PROBLEM – Would you transcribe the listing that follows, character for character, and omit its images?

•••

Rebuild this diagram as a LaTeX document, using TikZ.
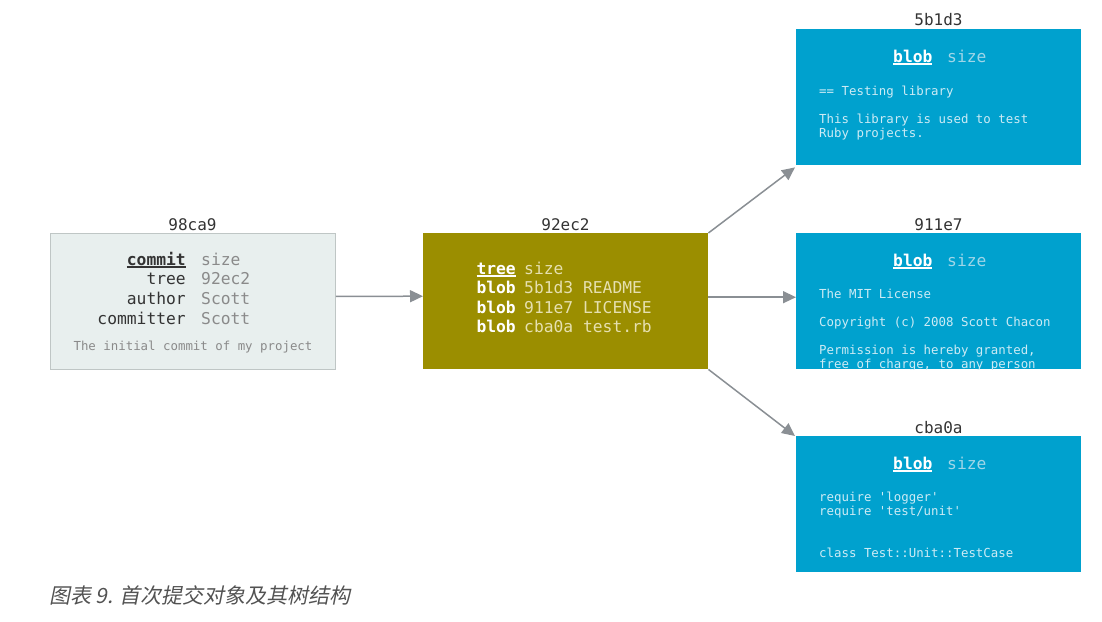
\documentclass[tikz,border=0pt]{standalone}
\usepackage{fontspec}
\setmonofont{DejaVu Sans Mono}
\newfontfamily\cjk[FakeSlant=0.2]{Noto Sans CJK SC}
\usetikzlibrary{arrows.meta}
\definecolor{commitfill}{HTML}{E8EFEE}
\definecolor{commitdraw}{HTML}{BFC6C5}
\definecolor{treefill}{HTML}{9B8E00}
\definecolor{blobfill}{HTML}{00A1CE}
\definecolor{darktxt}{HTML}{333333}
\definecolor{graytxt}{HTML}{8A8A8A}
\definecolor{treelight}{HTML}{E6E0B0}
\definecolor{bloblight}{HTML}{CDEBF5}
\definecolor{blobsize}{HTML}{A0D6E8}
\definecolor{arrowgray}{HTML}{8A8F94}
\newcommand{\myul}[1]{{\setbox0\hbox{#1}\rlap{\rule[-2.6pt]{\wd0}{1.4pt}}\box0}}
\tikzset{
  box/.style={minimum width=285pt, minimum height=136pt, inner sep=0pt, anchor=north west},
  commitbox/.style={box, fill=commitfill, draw=commitdraw, line width=0.8pt},
  treebox/.style={box, fill=treefill},
  blobbox/.style={box, fill=blobfill},
  hashlabel/.style={font=\ttfamily\fontsize{16}{18}\selectfont, text=darktxt, inner sep=0pt, anchor=base},
  big/.style={font=\ttfamily\fontsize{16.3}{19}\selectfont, inner sep=0pt},
  small/.style={font=\ttfamily\fontsize{12.4}{14}\selectfont, inner sep=0pt, anchor=base west, text=bloblight},
  conn/.style={draw=arrowgray, line width=1.5pt, -{Triangle[length=13pt,width=12pt]}},
}
\begin{document}
\begin{tikzpicture}[x=1pt,y=-1pt]
\useasboundingbox (0,0) rectangle (1102,621);
% boxes
\node[commitbox] (commit) at (50,233) {};
\node[treebox] (tree) at (423,233) {};
\node[blobbox] (b1) at (796,29) {};
\node[blobbox] (b2) at (796,233) {};
\node[blobbox] (b3) at (796,436) {};
% hash labels
\node[hashlabel] (lc) at (192.5,230) {98ca9};
\node[hashlabel] (lt) at (565.5,230) {92ec2};
\node[hashlabel] (l1) at (938.5,25) {5b1d3};
\node[hashlabel] (l2) at (938.5,230) {911e7};
\node[hashlabel] (l3) at (938.5,433) {cba0a};
% commit content
\node[big, anchor=base east, text=darktxt] (c1) at (186,265) {\textbf{\myul{commit}}};
\node[big, anchor=base east, text=darktxt] (c2) at (186,284) {tree};
\node[big, anchor=base east, text=darktxt] (c3) at (186,304) {author};
\node[big, anchor=base east, text=darktxt] (c4) at (186,324) {committer};
\node[big, anchor=base west, text=graytxt] (v1) at (201,265) {size};
\node[big, anchor=base west, text=graytxt] (v2) at (201,284) {92ec2};
\node[big, anchor=base west, text=graytxt] (v3) at (201,304) {Scott};
\node[big, anchor=base west, text=graytxt] (v4) at (201,324) {Scott};
\node[small, anchor=base, text=graytxt] (cm) at (193,350) {The initial commit of my project};
% tree content
\node[big, anchor=base east, text=white] (t1) at (516,274) {\textbf{\myul{tree}}};
\node[big, anchor=base east, text=white] (t2) at (516,293) {\textbf{blob}};
\node[big, anchor=base east, text=white] (t3) at (516,313) {\textbf{blob}};
\node[big, anchor=base east, text=white] (t4) at (516,332) {\textbf{blob}};
\node[big, anchor=base west, text=treelight] (s1) at (524,274) {size};
\node[big, anchor=base west, text=treelight] (s2) at (524,293) {5b1d3 README};
\node[big, anchor=base west, text=treelight] (s3) at (524,313) {911e7 LICENSE};
\node[big, anchor=base west, text=treelight] (s4) at (524,332) {cba0a test.rb};
% blob 1
\node[big, anchor=base west, text=white] (h1) at (893,62) {\textbf{\myul{blob}}};
\node[big, anchor=base west, text=blobsize] (z1) at (947,62) {size};
\node[small] (a1) at (819,95) {== Testing library};
\node[small] (a2) at (819,123) {This library is used to test};
\node[small] (a3) at (819,137) {Ruby projects.};
% blob 2
\node[big, anchor=base west, text=white] (h2) at (893,266) {\textbf{\myul{blob}}};
\node[big, anchor=base west, text=blobsize] (z2) at (947,266) {size};
\begin{scope}
\clip (b2.north west) rectangle (b2.south east);
\node[small] (m1) at (819,298) {The MIT License};
\node[small] (m2) at (819,326) {Copyright (c) 2008 Scott Chacon};
\node[small] (m3) at (819,354) {Permission is hereby granted,};
\node[small] (m4) at (819,368) {free of charge, to any person};
\end{scope}
% blob 3
\node[big, anchor=base west, text=white] (h3) at (893,469) {\textbf{\myul{blob}}};
\node[big, anchor=base west, text=blobsize] (z3) at (947,469) {size};
\node[small] (r1) at (819,501) {require 'logger'};
\node[small] (r2) at (819,515) {require 'test/unit'};
\node[small] (r3) at (819,557) {class Test::Unit::TestCase};
% connectors
\draw[conn] ([yshift=5pt]commit.east) -- ([yshift=5pt]tree.west);
\draw[conn] (tree.north east) -- ([xshift=-1pt,yshift=-2pt]b1.south west);
\draw[conn] ([yshift=4pt]tree.east) -- ([yshift=4pt]b2.west);
\draw[conn] (tree.south east) -- ([xshift=-1pt]b3.north west);
% caption
\node[inner sep=0pt, anchor=base west, text=darktxt!85, font=\cjk\fontsize{21}{24}\selectfont] (cap) at (49,603) {图表 9. 首次提交对象及其树结构};
\end{tikzpicture}
\end{document}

•••

ANSWER TO THIS TASK –
Rebuild this diagram as a LaTeX document, using TikZ.
\documentclass[tikz,border=0pt]{standalone}
\usepackage{fontspec}
\setmonofont{DejaVu Sans Mono}
\newfontfamily\cjk[FakeSlant=0.2]{Noto Sans CJK SC}
\usetikzlibrary{arrows.meta}
\definecolor{commitfill}{HTML}{E8EFEE}
\definecolor{commitdraw}{HTML}{BFC6C5}
\definecolor{treefill}{HTML}{9B8E00}
\definecolor{blobfill}{HTML}{00A1CE}
\definecolor{darktxt}{HTML}{333333}
\definecolor{graytxt}{HTML}{8A8A8A}
\definecolor{treelight}{HTML}{E6E0B0}
\definecolor{bloblight}{HTML}{CDEBF5}
\definecolor{blobsize}{HTML}{A0D6E8}
\definecolor{arrowgray}{HTML}{8A8F94}
\newcommand{\myul}[1]{{\setbox0\hbox{#1}\rlap{\rule[-2.6pt]{\wd0}{1.4pt}}\box0}}
\tikzset{
  box/.style={minimum width=285pt, minimum height=136pt, inner sep=0pt, anchor=north west},
  commitbox/.style={box, fill=commitfill, draw=commitdraw, line width=0.8pt},
  treebox/.style={box, fill=treefill},
  blobbox/.style={box, fill=blobfill},
  hashlabel/.style={font=\ttfamily\fontsize{16}{18}\selectfont, text=darktxt, inner sep=0pt, anchor=base},
  big/.style={font=\ttfamily\fontsize{16.3}{19}\selectfont, inner sep=0pt},
  small/.style={font=\ttfamily\fontsize{12.4}{14}\selectfont, inner sep=0pt, anchor=base west, text=bloblight},
  conn/.style={draw=arrowgray, line width=1.5pt, -{Triangle[length=13pt,width=12pt]}},
}
\begin{document}
\begin{tikzpicture}[x=1pt,y=-1pt]
\useasboundingbox (0,0) rectangle (1102,621);
% boxes
\node[commitbox] (commit) at (50,233) {};
\node[treebox] (tree) at (423,233) {};
\node[blobbox] (b1) at (796,29) {};
\node[blobbox] (b2) at (796,233) {};
\node[blobbox] (b3) at (796,436) {};
% hash labels
\node[hashlabel] (lc) at (192.5,230) {98ca9};
\node[hashlabel] (lt) at (565.5,230) {92ec2};
\node[hashlabel] (l1) at (938.5,25) {5b1d3};
\node[hashlabel] (l2) at (938.5,230) {911e7};
\node[hashlabel] (l3) at (938.5,433) {cba0a};
% commit content
\node[big, anchor=base east, text=darktxt] (c1) at (186,265) {\textbf{\myul{commit}}};
\node[big, anchor=base east, text=darktxt] (c2) at (186,284) {tree};
\node[big, anchor=base east, text=darktxt] (c3) at (186,304) {author};
\node[big, anchor=base east, text=darktxt] (c4) at (186,324) {committer};
\node[big, anchor=base west, text=graytxt] (v1) at (201,265) {size};
\node[big, anchor=base west, text=graytxt] (v2) at (201,284) {92ec2};
\node[big, anchor=base west, text=graytxt] (v3) at (201,304) {Scott};
\node[big, anchor=base west, text=graytxt] (v4) at (201,324) {Scott};
\node[small, anchor=base, text=graytxt] (cm) at (193,350) {The initial commit of my project};
% tree content
\node[big, anchor=base east, text=white] (t1) at (516,274) {\textbf{\myul{tree}}};
\node[big, anchor=base east, text=white] (t2) at (516,293) {\textbf{blob}};
\node[big, anchor=base east, text=white] (t3) at (516,313) {\textbf{blob}};
\node[big, anchor=base east, text=white] (t4) at (516,332) {\textbf{blob}};
\node[big, anchor=base west, text=treelight] (s1) at (524,274) {size};
\node[big, anchor=base west, text=treelight] (s2) at (524,293) {5b1d3 README};
\node[big, anchor=base west, text=treelight] (s3) at (524,313) {911e7 LICENSE};
\node[big, anchor=base west, text=treelight] (s4) at (524,332) {cba0a test.rb};
% blob 1
\node[big, anchor=base west, text=white] (h1) at (893,62) {\textbf{\myul{blob}}};
\node[big, anchor=base west, text=blobsize] (z1) at (947,62) {size};
\node[small] (a1) at (819,95) {== Testing library};
\node[small] (a2) at (819,123) {This library is used to test};
\node[small] (a3) at (819,137) {Ruby projects.};
% blob 2
\node[big, anchor=base west, text=white] (h2) at (893,266) {\textbf{\myul{blob}}};
\node[big, anchor=base west, text=blobsize] (z2) at (947,266) {size};
\begin{scope}
\clip (b2.north west) rectangle (b2.south east);
\node[small] (m1) at (819,298) {The MIT License};
\node[small] (m2) at (819,326) {Copyright (c) 2008 Scott Chacon};
\node[small] (m3) at (819,354) {Permission is hereby granted,};
\node[small] (m4) at (819,368) {free of charge, to any person};
\end{scope}
% blob 3
\node[big, anchor=base west, text=white] (h3) at (893,469) {\textbf{\myul{blob}}};
\node[big, anchor=base west, text=blobsize] (z3) at (947,469) {size};
\node[small] (r1) at (819,501) {require 'logger'};
\node[small] (r2) at (819,515) {require 'test/unit'};
\node[small] (r3) at (819,557) {class Test::Unit::TestCase};
% connectors
\draw[conn] ([yshift=5pt]commit.east) -- ([yshift=5pt]tree.west);
\draw[conn] (tree.north east) -- ([xshift=-1pt,yshift=-2pt]b1.south west);
\draw[conn] ([yshift=4pt]tree.east) -- ([yshift=4pt]b2.west);
\draw[conn] (tree.south east) -- ([xshift=-1pt]b3.north west);
% caption
\node[inner sep=0pt, anchor=base west, text=darktxt!85, font=\cjk\fontsize{21}{24}\selectfont] (cap) at (49,603) {图表 9. 首次提交对象及其树结构};
\end{tikzpicture}
\end{document}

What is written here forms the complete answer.